Matt Levatich, CEO of Harley-Davidson, doesn’t mince words about what the recession and its aftermath meant for the Milwaukee-based motorcycle maker. “The last six years have been brutally tough for our company,” he said yesterday at a lunch downtown sponsored by the Executives’ Club of Chicago.

While the Harley brand is recognized the world over and inspires intense customer loyalty—just ask riders who have Harley-Davidson tattoos—the bikes are discretionary purchases that can cost upward of $40,000. But as the recession deepened, the company lost money in 2009, with its stock dropping to a bit over $8 a share.
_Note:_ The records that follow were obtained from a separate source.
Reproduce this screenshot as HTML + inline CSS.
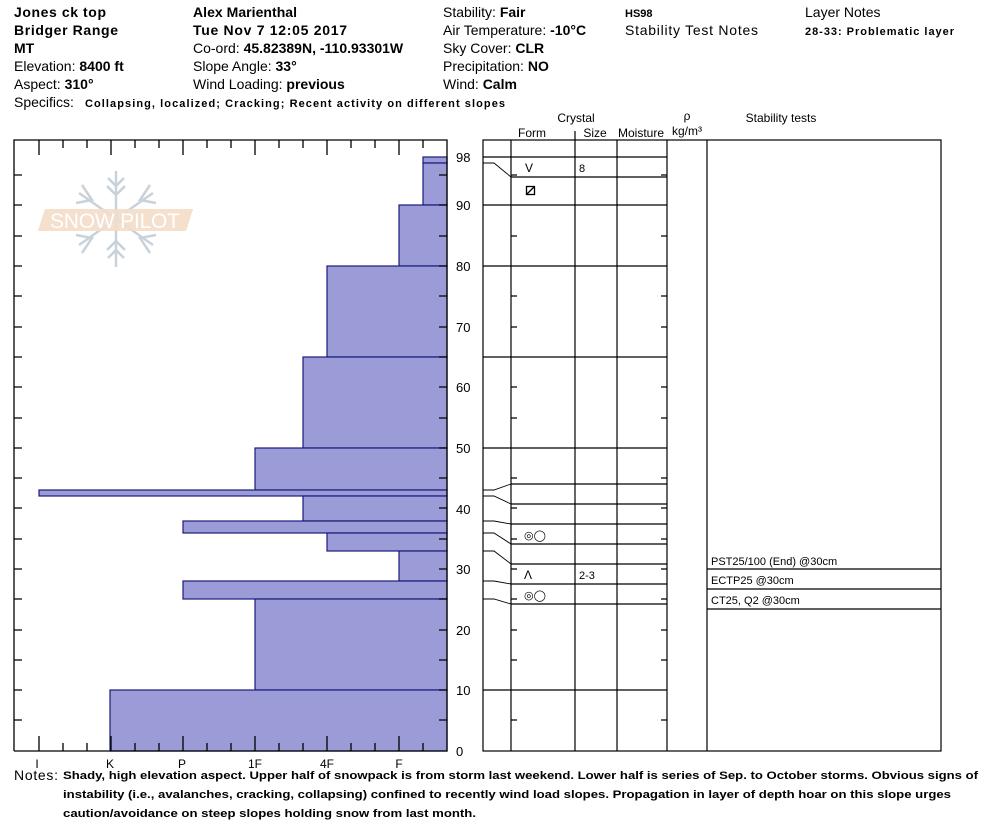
<!DOCTYPE html>
<html><head><meta charset="utf-8"><style>
html,body{margin:0;padding:0;background:#fff;}
svg{display:block;font-family:"Liberation Sans",Arial,sans-serif;}
.b{font-weight:bold}
</style></head><body>
<svg width="994" height="840" viewBox="0 0 994 840" xmlns="http://www.w3.org/2000/svg">
<g font-size="14" fill="#000">
<text x="14" y="17" class="b" textLength="92">Jones ck top</text>
<text x="14" y="35" class="b" textLength="104">Bridger Range</text>
<text x="14" y="53" class="b">MT</text>
<text x="14" y="71">Elevation: <tspan class="b">8400 ft</tspan></text>
<text x="14" y="89">Aspect: <tspan class="b">310°</tspan></text>
<text x="14" y="107">Specifics: </text>
<text x="85" y="107" class="b" font-size="11" textLength="420">Collapsing, localized; Cracking; Recent activity on different slopes</text>
<text x="193" y="17" class="b" textLength="104">Alex Marienthal</text>
<text x="193" y="35" class="b" textLength="154">Tue Nov 7 12:05 2017</text>
<text x="193" y="53">Co-ord: <tspan class="b">45.82389N, -110.93301W</tspan></text>
<text x="193" y="71">Slope Angle: <tspan class="b">33°</tspan></text>
<text x="193" y="89">Wind Loading: <tspan class="b">previous</tspan></text>
<text x="443" y="17">Stability: <tspan class="b">Fair</tspan></text>
<text x="443" y="35">Air Temperature: <tspan class="b">-10°C</tspan></text>
<text x="443" y="53">Sky Cover: <tspan class="b">CLR</tspan></text>
<text x="443" y="71">Precipitation: <tspan class="b">NO</tspan></text>
<text x="443" y="89">Wind:  <tspan class="b">Calm</tspan></text>
<text x="625" y="17" class="b" font-size="11">HS98</text>
<text x="625" y="35" textLength="133">Stability Test Notes</text>
<text x="805" y="17">Layer Notes</text>
<text x="805" y="35" class="b" font-size="11" textLength="149">28-33: Problematic layer</text>
</g>
<!-- logo -->
<g opacity="0.9">
<polygon points="45,209 193,209 186,231 38,231" fill="#f3dcc8"/>
<g stroke="#c3ced8" stroke-width="2.5" fill="none">
<line x1="116" y1="171" x2="116" y2="267"/>
<line x1="79" y1="193" x2="153" y2="245"/><line x1="153" y1="193" x2="79" y2="245"/>
<polyline points="108,178 116,186 124,178"/><polyline points="108,258 116,250 124,258"/>
<polyline points="107,186 116,195 125,186"/><polyline points="107,250 116,241 125,250"/>
<polyline points="82,185 92,200 76,203"/><polyline points="150,185 140,200 156,203"/>
<polyline points="82,253 92,238 76,235"/><polyline points="150,253 140,238 156,235"/>
</g>
<polygon points="45,209 193,209 186,231 38,231" fill="#f3dcc8" opacity="0.85"/>
<text x="115" y="228" font-size="21" fill="#fff" text-anchor="middle" font-family="Liberation Sans Narrow,Liberation Sans,sans-serif" textLength="130">SNOW PILOT</text>
</g>
<!-- left bars -->
<g fill="#9b9bd7" stroke="#1a1a7a" stroke-width="1.2">
<rect x="423" y="157" width="24" height="6"/>
<rect x="423" y="163" width="24" height="42"/>
<rect x="399" y="205" width="48" height="61"/>
<rect x="327" y="266" width="120" height="91"/>
<rect x="303" y="357" width="144" height="91"/>
<rect x="255" y="448" width="192" height="42"/>
<rect x="39" y="490" width="408" height="6"/>
<rect x="303" y="496" width="144" height="25"/>
<rect x="183" y="521" width="264" height="12"/>
<rect x="327" y="533" width="120" height="18"/>
<rect x="399" y="551" width="48" height="30"/>
<rect x="183" y="581" width="264" height="18"/>
<rect x="255" y="599" width="192" height="91"/>
<rect x="110" y="690" width="337" height="61"/>
</g>
<g stroke="#000" stroke-width="1.3" fill="none">
<polyline points="14,751 14,140 447,140 447,751 14,751"/>
<path d="M39,140v15M111,140v15M183,140v15M255,140v15M327,140v15M399,140v15M63,140v8M87,140v8M135,140v8M159,140v8M207,140v8M231,140v8M279,140v8M303,140v8M351,140v8M375,140v8M423,140v8
M39,751v-15M111,751v-15M183,751v-15M255,751v-15M327,751v-15M399,751v-15M63,751v-8M87,751v-8M135,751v-8M159,751v-8M207,751v-8M231,751v-8M279,751v-8M303,751v-8M351,751v-8M375,751v-8M423,751v-8
M14,175h8M14,205h8M14,236h8M14,266h8M14,296h8M14,327h8M14,357h8M14,387h8M14,418h8M14,448h8M14,478h8M14,508h8M14,539h8M14,569h8M14,599h8M14,630h8M14,660h8M14,690h8M14,720h8
M447,175h-8M447,205h-8M447,236h-8M447,266h-8M447,296h-8M447,327h-8M447,357h-8M447,387h-8M447,418h-8M447,448h-8M447,478h-8M447,508h-8M447,539h-8M447,569h-8M447,599h-8M447,630h-8M447,660h-8M447,690h-8M447,720h-8"/>
</g>
<g font-size="13" fill="#000">
<text x="456" y="162">98</text><text x="456" y="210">90</text><text x="456" y="271">80</text><text x="456" y="332">70</text><text x="456" y="392">60</text><text x="456" y="453">50</text><text x="456" y="514">40</text><text x="456" y="574">30</text><text x="456" y="635">20</text><text x="456" y="695">10</text><text x="456" y="756">0</text>
</g>
<g font-size="12" fill="#000" text-anchor="middle" font-family="Liberation Sans Narrow,Liberation Sans,sans-serif">
<text x="37" y="768">I</text><text x="110" y="768">K</text><text x="182" y="768">P</text><text x="255" y="768">1F</text><text x="327" y="768">4F</text><text x="399" y="768">F</text>
</g>
<!-- right grid -->
<g font-size="12" fill="#000" text-anchor="middle">
<text x="576" y="122">Crystal</text>
<text x="532" y="137">Form</text><text x="595" y="137">Size</text><text x="641" y="137">Moisture</text>
<text x="687" y="120">ρ</text><text x="687" y="135">kg/m³</text>
<text x="781" y="122">Stability tests</text>
</g>
<g stroke="#000" stroke-width="1.2" fill="none">
<rect x="483" y="140" width="458" height="611"/>
<path d="M511,140V751M575,131V751M617,140V751M667,140V751M707,140V751"/>
<path d="M511,157H667M511,177H667M511,205H667M511,266H667M511,357H667M511,448H667M511,484H667M511,504H667M511,524H667M511,544H667M511,564H667M511,584H667M511,604H667M511,690H667"/>
<path d="M707,569H941M707,589H941M707,609H941"/>
<path d="M483,157H511M483,205H511M483,266H511M483,357H511M483,448H511M483,690H511"/>
<path d="M483,163L494,163L511,177M483,490L494,490L511,484M483,496L494,496L511,504M483,521L494,521L511,524M483,533L494,533L511,544M483,551L494,551L511,564M483,581L494,581L511,584M483,599L494,599L511,604" stroke-width="0.9"/>
<path d="M511,175h6M511,236h6M511,296h6M511,327h6M511,387h6M511,418h6M511,478h6M511,508h6M511,539h6M511,569h6M511,599h6M511,630h6M511,660h6M511,720h6
M667,175h-6M667,236h-6M667,296h-6M667,327h-6M667,387h-6M667,418h-6M667,478h-6M667,508h-6M667,539h-6M667,569h-6M667,599h-6M667,630h-6M667,660h-6M667,720h-6"/>
</g>
<g fill="#000" font-size="11">
<text x="525" y="172" font-size="12">V</text>
<text x="579" y="172">8</text>
<rect x="526.5" y="186.5" width="8" height="8" fill="none" stroke="#000" stroke-width="1.3"/><line x1="527" y1="194" x2="534" y2="187" stroke="#000" stroke-width="1.3"/>
<text x="524" y="539">◎◯</text>
<text x="524" y="579" font-size="12">Λ</text>
<text x="579" y="579">2-3</text>
<text x="524" y="599">◎◯</text>
<text x="711" y="565">PST25/100 (End) @30cm</text>
<text x="711" y="584">ECTP25 @30cm</text>
<text x="711" y="604">CT25, Q2 @30cm</text>
</g>
<g fill="#000">
<text x="14" y="780" font-size="14" font-family="Liberation Sans Narrow,Liberation Sans,sans-serif" textLength="44">Notes:</text>
<g class="b" font-size="11" font-family="Liberation Sans Narrow,Liberation Sans,sans-serif">
<text x="63" y="779" textLength="915" lengthAdjust="spacingAndGlyphs">Shady, high elevation aspect. Upper half of snowpack is from storm last weekend. Lower half is series of Sep. to October storms. Obvious signs of</text>
<text x="63" y="798" textLength="888" lengthAdjust="spacingAndGlyphs">instability (i.e., avalanches, cracking, collapsing) confined to recently wind load slopes. Propagation in layer of depth hoar on this slope urges</text>
<text x="63" y="817" textLength="413" lengthAdjust="spacingAndGlyphs">caution/avoidance on steep slopes holding snow from last month.</text>
</g></g>
</svg>
</body></html>
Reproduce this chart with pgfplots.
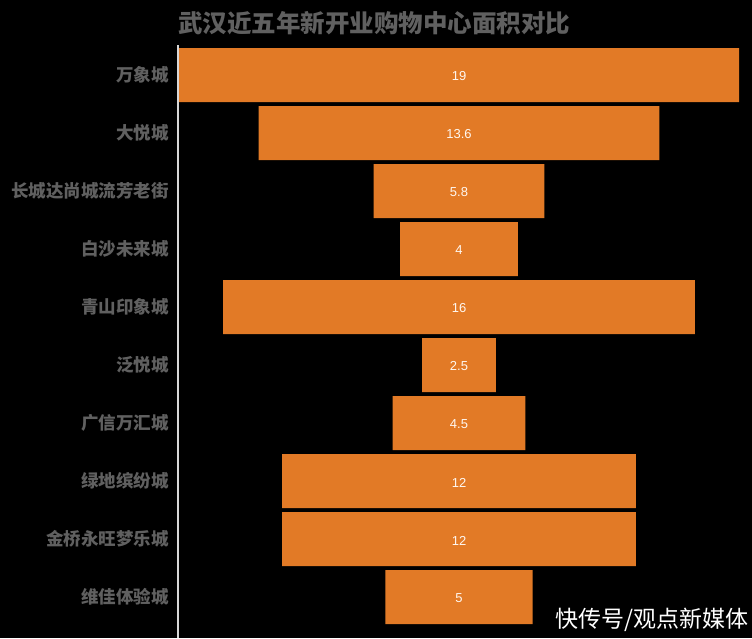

Harley has come back since the trough, in terms of net income and the value of its stock, which closed yesterday at $53.60 a share, as consumers started spending again and it revamped factory operations. Still, the company faces a range of knotty challenges, including competitors that are discounting prices and a strong dollar that makes the American-made products more expensive outside the U.S.

Meanwhile, Harley is trying to expand what Levatich said is the brand‘s core consumer—white males age 35 and up. That means working with dealers to set up “garage parties,” for example, where women can check out bikes outside of the usual dealership environment, and reaching out to minorities and young people.

Levatich, 50, joined Harley-Davidson in 1994, holding a range of positions in the U.S. and Europe. In February, the company announced his promotion to CEO.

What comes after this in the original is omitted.